***** GIVEN INFORMATION

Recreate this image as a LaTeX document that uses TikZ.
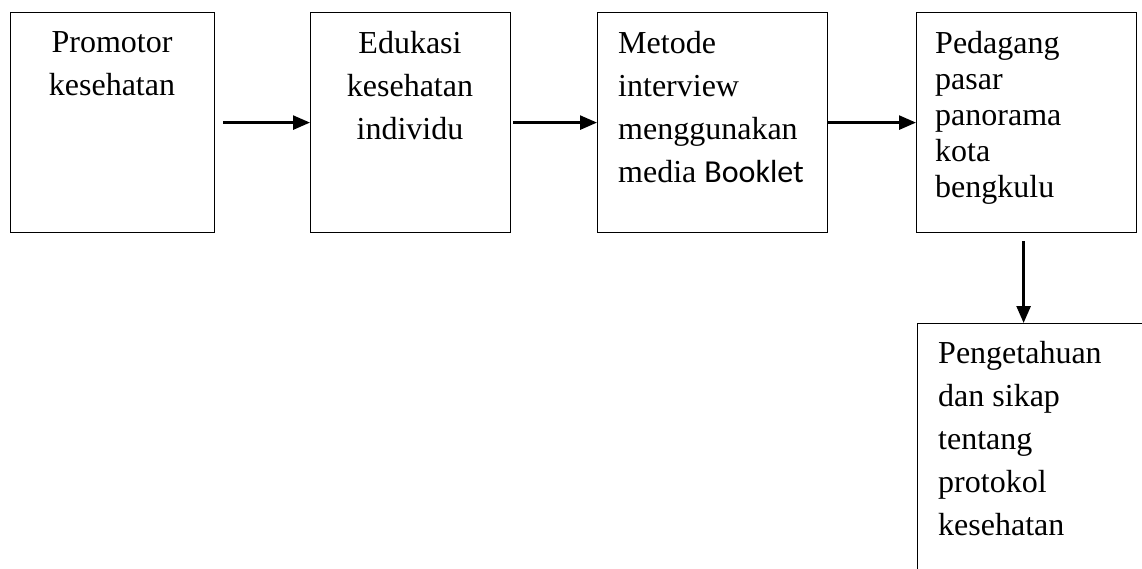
\documentclass[tikz,border=0pt]{standalone}
\usepackage{fontspec}
\setmainfont{Liberation Serif}
\newfontfamily\calibri{Carlito}
\usetikzlibrary{arrows.meta}
\begin{document}
\begin{tikzpicture}[x=1pt,y=-1pt,
  box/.style={draw,line width=1.2pt,inner sep=0pt,anchor=north west},
  txt/.style={inner sep=0pt,font=\fontsize{32}{43}\selectfont},
  arr/.style={line width=2.6pt,-{Triangle[length=17pt,width=14pt]}}]
\useasboundingbox (0,0) rectangle (1142,569);
\node[box,minimum width=204pt,minimum height=220pt] (b1) at (10,12) {};
\node[box,minimum width=200pt,minimum height=220pt] (b2) at (310,12) {};
\node[box,minimum width=230pt,minimum height=220pt] (b3) at (597,12) {};
\node[box,minimum width=220pt,minimum height=220pt] (b4) at (916,12) {};
\node[box,minimum width=260pt,minimum height=280pt] (b5) at (917,323) {};
\node[txt,align=center,anchor=north] (t1) at (112,31) {Promotor\\kesehatan};
\node[txt,align=center,anchor=north] (t2) at (410,31) {Edukasi\\kesehatan\\individu};
\node[txt,align=left,anchor=north west] (t3) at (618,31) {Metode\\interview\\menggunakan\\media {\calibri Booklet}};
\node[txt,align=left,anchor=north west,font=\fontsize{32}{36}\selectfont] (t4) at (935,31) {Pedagang\\pasar\\panorama\\kota\\bengkulu};
\node[txt,align=left,anchor=north west] (t5) at (938,341) {Pengetahuan\\dan sikap\\tentang\\protokol\\kesehatan};
\draw[arr] ([xshift=8pt]b1.east) -- (b1.east -| b2.west);
\draw[arr] ([xshift=2pt]b2.east) -- (b2.east -| b3.west);
\draw[arr] (b3.east) -- (b3.east -| b4.west);
\draw[arr] ([xshift=-3pt,yshift=-8pt]b4.south) -- ([xshift=-3pt]b4.south |- b5.north);
\end{tikzpicture}
\end{document}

**********

CHALLENGE:
Skipping the pictures, transcribe each line above exactly as it appears.

SOLUTION:
Recreate this image as a LaTeX document that uses TikZ.
\documentclass[tikz,border=0pt]{standalone}
\usepackage{fontspec}
\setmainfont{Liberation Serif}
\newfontfamily\calibri{Carlito}
\usetikzlibrary{arrows.meta}
\begin{document}
\begin{tikzpicture}[x=1pt,y=-1pt,
  box/.style={draw,line width=1.2pt,inner sep=0pt,anchor=north west},
  txt/.style={inner sep=0pt,font=\fontsize{32}{43}\selectfont},
  arr/.style={line width=2.6pt,-{Triangle[length=17pt,width=14pt]}}]
\useasboundingbox (0,0) rectangle (1142,569);
\node[box,minimum width=204pt,minimum height=220pt] (b1) at (10,12) {};
\node[box,minimum width=200pt,minimum height=220pt] (b2) at (310,12) {};
\node[box,minimum width=230pt,minimum height=220pt] (b3) at (597,12) {};
\node[box,minimum width=220pt,minimum height=220pt] (b4) at (916,12) {};
\node[box,minimum width=260pt,minimum height=280pt] (b5) at (917,323) {};
\node[txt,align=center,anchor=north] (t1) at (112,31) {Promotor\\kesehatan};
\node[txt,align=center,anchor=north] (t2) at (410,31) {Edukasi\\kesehatan\\individu};
\node[txt,align=left,anchor=north west] (t3) at (618,31) {Metode\\interview\\menggunakan\\media {\calibri Booklet}};
\node[txt,align=left,anchor=north west,font=\fontsize{32}{36}\selectfont] (t4) at (935,31) {Pedagang\\pasar\\panorama\\kota\\bengkulu};
\node[txt,align=left,anchor=north west] (t5) at (938,341) {Pengetahuan\\dan sikap\\tentang\\protokol\\kesehatan};
\draw[arr] ([xshift=8pt]b1.east) -- (b1.east -| b2.west);
\draw[arr] ([xshift=2pt]b2.east) -- (b2.east -| b3.west);
\draw[arr] (b3.east) -- (b3.east -| b4.west);
\draw[arr] ([xshift=-3pt,yshift=-8pt]b4.south) -- ([xshift=-3pt]b4.south |- b5.north);
\end{tikzpicture}
\end{document}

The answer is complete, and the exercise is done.